LONDON (Reuters) – Britain has offered Peugeot manufacturer PSA Group <PEUP.PA> assurances on post-Brexit trade and supply chains in an attempt to protect Vauxhall car plants after a possible takeover, the Financial Times reported on Saturday.
Business minister Greg Clark met French politicians and PSA executives in Paris on Thursday to discuss their plan to buy General Motors’ <GM.N> European unit, Opel, which include Vauxhall plants in Britain.
The talks have set political alarm bells ringing in Britain and Germany, where there are fears that a sale to the French company could lead to heavy job losses.
Clark said on Friday, after the meeting, that PSA executives had “stressed that they valued highly the enduring strength of the Vauxhall brand, underpinned by its committed workforce”.

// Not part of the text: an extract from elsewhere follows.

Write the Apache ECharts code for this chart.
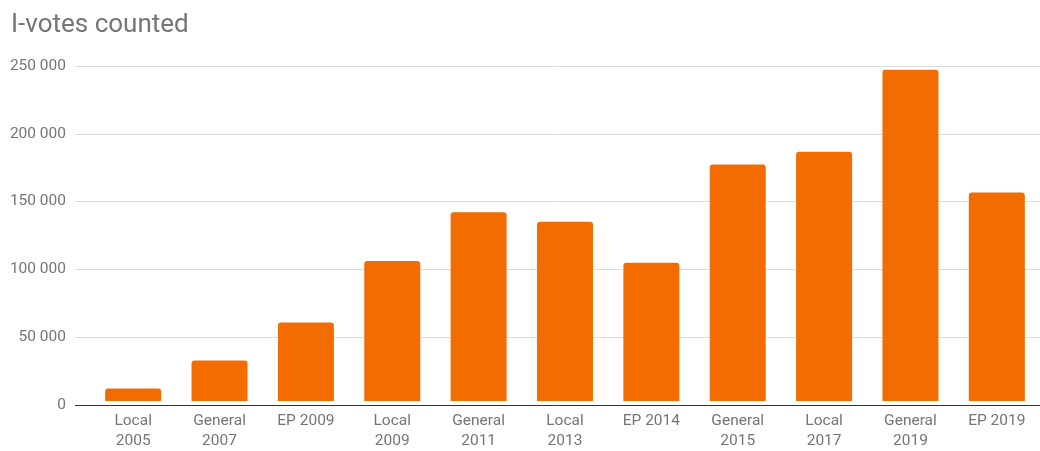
<!DOCTYPE html>
<html>
<head>
<meta charset="utf-8">
<script src="https://cdn.jsdelivr.net/npm/echarts@6/dist/echarts.min.js"></script>
<style>html,body{margin:0;padding:0;background:#fff}#c{width:1040px;height:451px}</style>
</head>
<body>
<div id="c"></div>
<script>
const categories = ['Local\n2005','General\n2007','EP 2009','Local\n2009','General\n2011','Local\n2013','EP 2014','General\n2015','Local\n2017','General\n2019','EP 2019'];
const ivotes = [9317, 30275, 58669, 104415, 140846, 133808, 103151, 176491, 186034, 247232, 155521];
const yMin = 0, yMax = 250000, yInterval = 50000;

const fmt = v => String(v).replace(/\B(?=(\d{3})+(?!\d))/g, ' ');
const chart = echarts.init(document.getElementById('c'), null, {renderer: 'canvas'});
chart.setOption({
  animation: false,
  title: {
    text: 'I-votes counted', left: 6, top: 7,
    textStyle: {fontFamily: 'Roboto', fontSize: 26, fontWeight: 'normal', color: '#757575'}
  },
  grid: [
    {left: 75, right: 0, top: 66, bottom: 46, containLabel: false},
    {left: 90, right: -4, top: 66, bottom: 46, containLabel: false}
  ],
  xAxis: [
    {gridIndex: 0, type: 'value', show: false, min: 0, max: 1},
    {gridIndex: 1, type: 'category', data: categories,
      axisLine: {show: false}, axisTick: {show: false},
      axisLabel: {interval: 0, margin: 10, fontFamily: 'Roboto', fontSize: 15.5, lineHeight: 20, color: '#757575'}}
  ],
  yAxis: [
    {gridIndex: 0, type: 'value', min: yMin, max: yMax, interval: yInterval,
      axisLine: {show: false}, axisTick: {show: false},
      axisLabel: {margin: 9, fontFamily: 'Roboto', fontSize: 15.5, color: '#757575', formatter: fmt},
      splitLine: {lineStyle: {color: ['#333333','#dcdcdc','#dcdcdc','#dcdcdc','#dcdcdc','#dcdcdc'], width: 1}}},
    {gridIndex: 1, type: 'value', min: yMin, max: yMax, interval: yInterval, show: false}
  ],
  series: [
    {type: 'bar', xAxisIndex: 1, yAxisIndex: 1, data: ivotes, barWidth: 56,
      itemStyle: {color: '#f36c00', borderRadius: [3,3,0,0]}, z: 3}
  ]
});
</script>
</body>
</html>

The FT reported on Saturday, citing a person with knowledge of the meeting, that Clark had also made commitments similar to those he gave Nissan <7201.T> last year before it announced it would build two new models in Britain.
Clark promised Nissan that he would ensure more car part suppliers were based in Britain, support training and research into electric and low-emission vehicles, and push for “free and unencumbered” access to European Union markets for carmakers after Britain leaves the EU.
The government has declined to give exact details of its promises to Nissan, citing commercial confidentiality, though government auditors who saw the letter said it did not make the government liable for Brexit-related costs incurred by Nissan.
Britain’s business ministry declined to comment on Saturday on whether Clark had made similar commitments to PSA.
The FT quoted Clark as saying that he and PSA executives had “talked generally about our commitments and enthusiasm for research in electric vehicles and batteries”, but added that the minister did not give further detail.